3) Backup power: Energy storage, especially if combined with a generating source like solar PV or when interconnecting with multiple distributed energy resources (DER) in a micro-grid setting, can meet the energy needs of customers in the case of grid outages. This can be critical for essential infrastructure by, for example, ensuring power to an emergency shelter or hospital during a storm. Uninterrupted power can also be critical for sensitive industries that would suffer significant consequences from even brief interruptions.
Investment-based tax credits
- Allows storage system owner to claim a tax credit equal to a fixed percentage of eligible project costs, for example, 10% or 30%.

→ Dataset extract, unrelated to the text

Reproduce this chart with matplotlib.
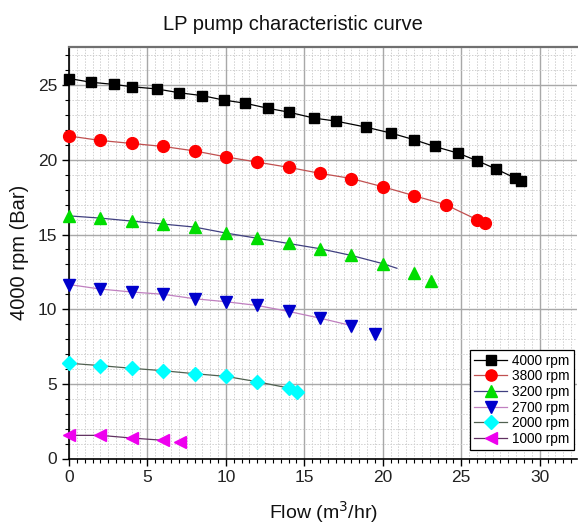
import numpy as np
import matplotlib
matplotlib.use("Agg")
import matplotlib.pyplot as plt
from matplotlib.lines import Line2D
from matplotlib.ticker import MultipleLocator

plt.rcParams['font.family'] = ['Liberation Sans', 'DejaVu Sans']

# ---- data ----
labels = ["4000 rpm", "3800 rpm", "3200 rpm", "2700 rpm", "2000 rpm", "1000 rpm"]

x_4000 = [0, 1.4, 2.9, 4.0, 5.6, 7.0, 8.5, 9.9, 11.2, 12.7, 14.0, 15.6, 17.0,
          18.9, 20.5, 22.0, 23.3, 24.8, 26.0, 27.2, 28.4, 28.8]
y_4000 = [25.45, 25.2, 25.05, 24.9, 24.75, 24.5, 24.3, 24.0, 23.8, 23.45, 23.2, 22.8, 22.6,
          22.2, 21.8, 21.35, 20.9, 20.45, 19.95, 19.4, 18.8, 18.6]

x_3800 = [0, 2, 4, 6, 8, 10, 12, 14, 16, 18, 20, 22, 24, 26, 26.5]
y_3800 = [21.6, 21.3, 21.1, 20.9, 20.6, 20.2, 19.85, 19.5, 19.1, 18.75, 18.2, 17.6, 17.0, 16.0, 15.75]

x_3200 = [0, 2, 4, 6, 8, 10, 12, 14, 16, 18, 20, 22, 23.1]
y_3200 = [16.25, 16.1, 15.9, 15.7, 15.5, 15.1, 14.75, 14.4, 14.05, 13.6, 13.05, 12.4, 11.9]

x_2700 = [0, 2, 4, 6, 8, 10, 12, 14, 16, 18, 19.5]
y_2700 = [11.65, 11.35, 11.15, 11.0, 10.7, 10.5, 10.25, 9.85, 9.4, 8.9, 8.35]

x_2000 = [0, 2, 4, 6, 8, 10, 12, 14, 14.55]
y_2000 = [6.38, 6.22, 6.04, 5.88, 5.68, 5.5, 5.14, 4.72, 4.43]

x_1000 = [0, 2, 4, 6, 7.1]
y_1000 = [1.55, 1.55, 1.37, 1.22, 1.08]

# number of measured points joined by the trend line, and extra line end points
line_points = [22, 15, 11, 10, 9, 4]
line_tail_x = [None, None, 20.9, None, None, None]
line_tail_y = [None, None, 12.74, None, None, None]

xs = [x_4000, x_3800, x_3200, x_2700, x_2000, x_1000]
ys = [y_4000, y_3800, y_3200, y_2700, y_2000, y_1000]

# ---- styles ----
markers = ['s', 'o', '^', 'v', 'D', '<']
msizes = [7.5, 8.5, 9, 9, 7.5, 9]
mcolors = ['#000000', '#ff0000', '#00dd00', '#0000cc', '#00ffff', '#ee00ee']
lcolors = ['#000000', '#c05050', '#404080', '#c080c0', '#506050', '#603060']

fig = plt.figure(figsize=(5.78, 5.24), dpi=100)
ax = fig.add_axes([69/578, 65.5/524, 508/578, 411.8/524])

for i in range(6):
    n = line_points[i]
    lx = list(xs[i][:n])
    ly = list(ys[i][:n])
    if line_tail_x[i] is not None:
        lx.append(line_tail_x[i])
        ly.append(line_tail_y[i])
    ax.plot(lx, ly, '-', color=lcolors[i], lw=0.9, zorder=3)
    ax.plot(xs[i], ys[i], linestyle='none', marker=markers[i], ms=msizes[i],
            mfc=mcolors[i], mec=mcolors[i], zorder=4, clip_on=False)

ax.set_xlim(0, 32.38)
ax.set_ylim(0, 27.58)
ax.xaxis.set_major_locator(MultipleLocator(5))
ax.xaxis.set_minor_locator(MultipleLocator(0.5))
ax.yaxis.set_major_locator(MultipleLocator(5))
ax.yaxis.set_minor_locator(MultipleLocator(1))

ax.grid(which='major', color='#a8a8a8', lw=1.0, ls='-', zorder=0)
ax.grid(which='minor', color='#d0d0d0', lw=0.7, ls=(0, (1.5, 1.5)), zorder=0)
ax.set_axisbelow(True)

ax.tick_params(which='major', direction='out', length=5, width=1, labelsize=12.5,
               colors='#000000', labelcolor='#222222')
ax.tick_params(which='minor', direction='out', length=2.8, width=0.8)

for s in ['left', 'bottom']:
    ax.spines[s].set_color('black')
    ax.spines[s].set_linewidth(1.2)
ax.spines['top'].set_color('#707070')
ax.spines['top'].set_linewidth(1.6)
ax.spines['right'].set_visible(False)

ax.set_xlabel('Flow (m$^3$/hr)', fontsize=14, labelpad=10, color='#111111')
ax.set_ylabel('4000 rpm (Bar)', fontsize=14.5, labelpad=6, color='#111111')
fig.text(0.506, 0.954, 'LP pump characteristic curve', fontsize=14.5,
         ha='center', va='center', color='#111111')

handles = [Line2D([], [], color=lcolors[i], lw=0.9, marker=markers[i], ms=msizes[i] * 0.95,
                  mfc=mcolors[i], mec=mcolors[i]) for i in range(6)]
leg = ax.legend(handles, labels, loc='lower right', bbox_to_anchor=(0.994, 0.021),
                borderaxespad=0, fontsize=9.8, fancybox=False, framealpha=1,
                edgecolor='black', labelspacing=0.12, handlelength=2.4,
                handletextpad=0.4, borderpad=0.3)
leg.get_frame().set_linewidth(0.9)
leg.set_zorder(10)

fig.savefig('out.png', dpi=100)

- Percentage can adjust downward over time
- Accelerated depreciation can lower your tax bill as well.
Learning Engineering
The systematic application of evidence based principles and methods from educational technology and the learning sciences to create engaging and effective learning experiences, support the difficulties and challenges of learners as they learn, and come to better understand learners and learning.
Loan guarantee
- A contract between the creditors (public or private) and a borrower such as banks or other commercial loan institutions that the Federal government will cover the borrower’s debt obligation in the event that the borrower defaults.
Microgrid
A local electrical grid with defined electrical boundaries, acting as a single and controllable entity. It can operate in grid connected and in island mode. A ‘Stand alone microgrid’ or ‘isolated microgrid’ only operates off the grid and cannot be connected to a wider electric power system.
Nanogrid
A miniaturized version of a microgrid that supplies power to a single house or even a single load. It connects generating sources and provides distribution in the structure in an island or grid-like mode. By contrast, microgrids are larger versions that serve more than one building or much larger buildings.
Performance-based rebate
- Provides ongoing payments to system owner based on the system’s actual kilowatt-hour production
Production-based tax credits
- Tax credit for every kWh of renewable energy produced
- Earned over time with energy production (e.g., 10 years)
Prosumer
A prosumer is someone who not only consumes energy, but also produces it themselves using distributed energy sources such as solar. Prosumers also take energy monitoring into their own hands and can optimize their energy usage and reduce costs by becoming as efficient as possible.
Rated power capacity
Total possible instantaneous discharge capability (in kilowatts [kW] or megawatts [MW]) of the battery energy storage system (BESS), or the maximum rate of discharge that the BESS can achieve, starting from a fully charged state
Round-trip efficiency
Ratio of the energy charged to the battery to the energy discharged from the battery
State of charge
The battery capacity as a percentage of its maximum capacity at a given time
Storage duration
Amount of time storage can discharge at its power capacity before depleting its energy capacity
Tax exemptions
- Eliminate or reduce the following taxes
- Sales Taxes
- Taxes on imported equipment
- Property taxes on value of solar system
Upfront rebate
- Reduces initial cost of installing a renewable energy generation, storage or energy efficient system
Virtual Power Plants
Virtual power plants, generally considered a connected aggregation of distributed energy resource (DER) technologies, offer deeper integration of renewables and demand flexibility, which in turn offers more Americans cleaner and more affordable power.